Tras la colocación de la piedra angular, la paz definitiva entre Alemania y Francia, la integración europea fue avanzando muy lentamente.

Sin embargo, otra crisis (internacional esta vez), despertó interés por desarrollar el uso pacifico de la energía atómica. Eso sucedió en 1957, año en el que se dio vida a la Comunidad Económica Europea y el que fundó la Comunidad Atómica Europea, EURATOM. Para dar ese trascendental paso fue necesario que Europa cobrara consciencia de su creciente dependencia petrolera que por esa década bordeaba el 25% de su consumo energético.

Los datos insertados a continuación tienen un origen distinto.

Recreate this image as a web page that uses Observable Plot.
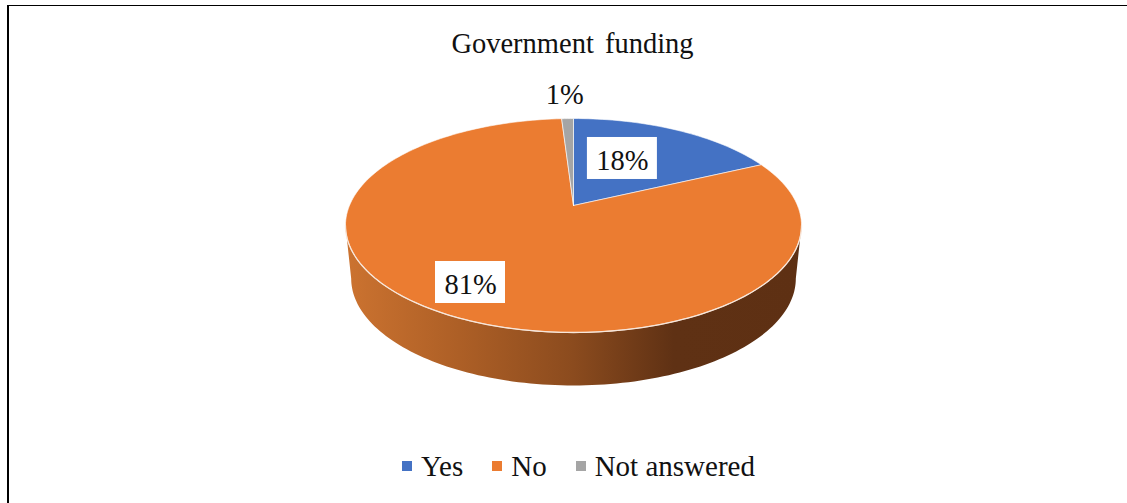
<!DOCTYPE html>
<html>
<head>
<meta charset="utf-8">
<script src="https://cdn.jsdelivr.net/npm/d3@7"></script>
<script src="https://cdn.jsdelivr.net/npm/@observablehq/plot@0.6"></script>
<style>
  html, body { margin: 0; background: #fff; }
  #chart {
    position: relative; width: 1127px; height: 503px; overflow: hidden;
    box-sizing: border-box; background: #fff;
    font-family: "Liberation Serif", serif; font-size: 28.5px; color: #111;
  }
  #edgeTop { position: absolute; left: 7px; right: 0; top: 5px; height: 1px; background: #000; }
  #edgeLeft { position: absolute; left: 7px; top: 5px; bottom: 0; width: 2px; background: #000; }
  #title {
    position: absolute; left: 0; right: 0; top: 27px; text-align: center;
    padding-left: 18px; line-height: 34px; word-spacing: 4px;
  }
  #plot { position: absolute; left: 0; top: 70px; }
  #legend {
    position: absolute; left: 402px; top: 449px; display: flex; align-items: center;
    font-size: 29px; line-height: 34px; word-spacing: 0; white-space: nowrap;
  }
  #legend .item { display: flex; align-items: center; margin-right: 29px; }
  #legend .swatch { width: 10px; height: 10px; margin-right: 9px; }
</style>
</head>
<body>
<div id="chart">
  <div id="edgeTop"></div>
  <div id="edgeLeft"></div>
  <div id="title">Government funding</div>
  <div id="plot"></div>
  <div id="legend"></div>
</div>
<script>
// Survey shares, in percent
const categories = ["Yes", "No", "Not answered"];
const shares = [18, 81, 1];
const labels = ["18%", "81%", "1%"];
const colors = ["#4472c4", "#eb7c31", "#a5a5a5"];

// Where each label sits on the disc: clockwise angle from 12 o'clock, radius in disc units
const labelAngles = [26.6, 211, -2.1];
const labelRadii = [0.531, 0.781, 1.346];
const labelBoxed = [true, true, false];

// Perspective of the tilted disc: (u, v) on a unit circle to plot units
const centerX = 573, radius = 224, tilt = 0.187, apexY = 205, slope = -64.9;
const depth = 53, floorScale = 0.975;
const plotTop = 70, plotHeight = 340;

const project = (u, v) => {
  const w = 1 + tilt * v;
  return {x: centerX + radius * u / w, y: (apexY + slope * v) / w};
};
const rad = (deg) => deg * Math.PI / 180;
const polar = (deg, r = 1) => project(r * Math.sin(rad(deg)), r * Math.cos(rad(deg)));
const floor = (p) => ({x: centerX + (p.x - centerX) * floorScale, y: p.y + depth});

// One closed polygon per slice, running clockwise from 12 o'clock
const total = d3.sum(shares);
let running = 0;
const slices = categories.flatMap((name, i) => {
  const start = running / total * 360;
  running += shares[i];
  const end = running / total * 360;
  const steps = Math.max(4, Math.ceil((end - start) / 1.5));
  const arc = d3.range(steps + 1).map((k) => polar(start + (end - start) * k / steps));
  return [project(0, 0), ...arc, project(0, 0)].map((p) => ({...p, name, fill: colors[i]}));
});

// Front wall, between the widest points of the rim
const sideStart = 90 + Math.asin(tilt) * 180 / Math.PI;
const sideEnd = 360 - sideStart;
const rim = d3.range(121).map((k) => polar(sideStart + (sideEnd - sideStart) * k / 120));
const wall = [...rim, ...rim.map(floor).reverse()];

const labelPoints = labels.map((text, i) => ({
  text, boxed: labelBoxed[i], ...polar(labelAngles[i], labelRadii[i])
}));

// Horizontal shading of the wall, drawn into the figure's own defs
const wallGradient = () => {
  const defs = d3.create("svg:defs");
  const g = defs.append("linearGradient").attr("id", "wallShade");
  [[0, "#cc7330"], [0.25, "#ad5f26"], [0.5, "#8b4b1e"], [0.72, "#5f3114"], [1, "#5e3013"]]
    .forEach(([o, c]) => g.append("stop").attr("offset", o).attr("stop-color", c));
  return defs.node();
};

const figure = Plot.plot({
  width: 1127,
  height: plotHeight,
  margin: 0,
  x: {domain: [0, 1127], range: [0, 1127], axis: null},
  y: {domain: [plotTop, plotTop + plotHeight], range: [0, plotHeight], axis: null},
  style: {background: "transparent", fontFamily: "'Liberation Serif', serif"},
  marks: [
    wallGradient,
    Plot.line(wall, {x: "x", y: "y", fill: "url(#wallShade)", stroke: "none", curve: "linear"}),
    Plot.line(slices, {
      x: "x", y: "y", z: "name", fill: "fill",
      stroke: "#ffffff", strokeWidth: 0.8, strokeOpacity: 0.75, curve: "linear"
    }),
    Plot.line(rim, {x: "x", y: "y", stroke: "#f7e6da", strokeWidth: 1.3, curve: "linear"}),
    Plot.rect(labelPoints.filter((d) => d.boxed), {
      x1: (d) => d.x - 35, x2: (d) => d.x + 35,
      y1: (d) => d.y - 23, y2: (d) => d.y + 19,
      fill: "#ffffff"
    }),
    Plot.text(labelPoints, {
      x: "x", y: "y", text: "text", fontSize: 28.5, fill: "#111111",
      textAnchor: "middle", lineAnchor: "middle"
    })
  ]
});
document.getElementById("plot").append(figure);

// Legend row under the pie
const legend = d3.select("#legend");
categories.forEach((name, i) => {
  const item = legend.append("div").attr("class", "item");
  item.append("span").attr("class", "swatch").style("background", colors[i]);
  item.append("span").text(name);
});
</script>
</body>
</html>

Así, cuando Nasser, el presidente egipcio, resolvió la nacionalización del Canal de Suez en 1956, según el historiador Georg Kreis, “Europa se hizo plenamente consciente de su fragilidad energética”.

En cuanto a las ambiciosas metas que persigue Europa como la política exterior común, afrontar los retos de la globalización, del medio ambiente, etc., Jürgen Habermas, el filósofo alemán más importante desde Hegel, pone las cosas en su sitio al manifestar que “(…) la UE primero debe poner un poco de orden en su propia casa, para poder seguir siendo gobernable y obtener la capacidad de acción política necesaria, antes de poder ponerse objetivos tan pretenciosos. Sobre todo no nos deberíamos hacer ilusiones al respecto de qué es lo que realmente hace fracasar una profundización de las instituciones”.

Pero Habermas no es tan pesimista como proyectan sus declaraciones ya que considera que “en la mayoría de los países continentales seguimos teniendo mayorías silenciosas a favor de la profundización de la Unión. El motivo más profundo para la paralización de la dinámica de unificación más bien está en que diferentes gobiernos relacionan con la Unión diferentes objetivos”.

En parte es así, inclusive dentro de cada europeo hay posiciones no definidas y encontradas en torno a la UE.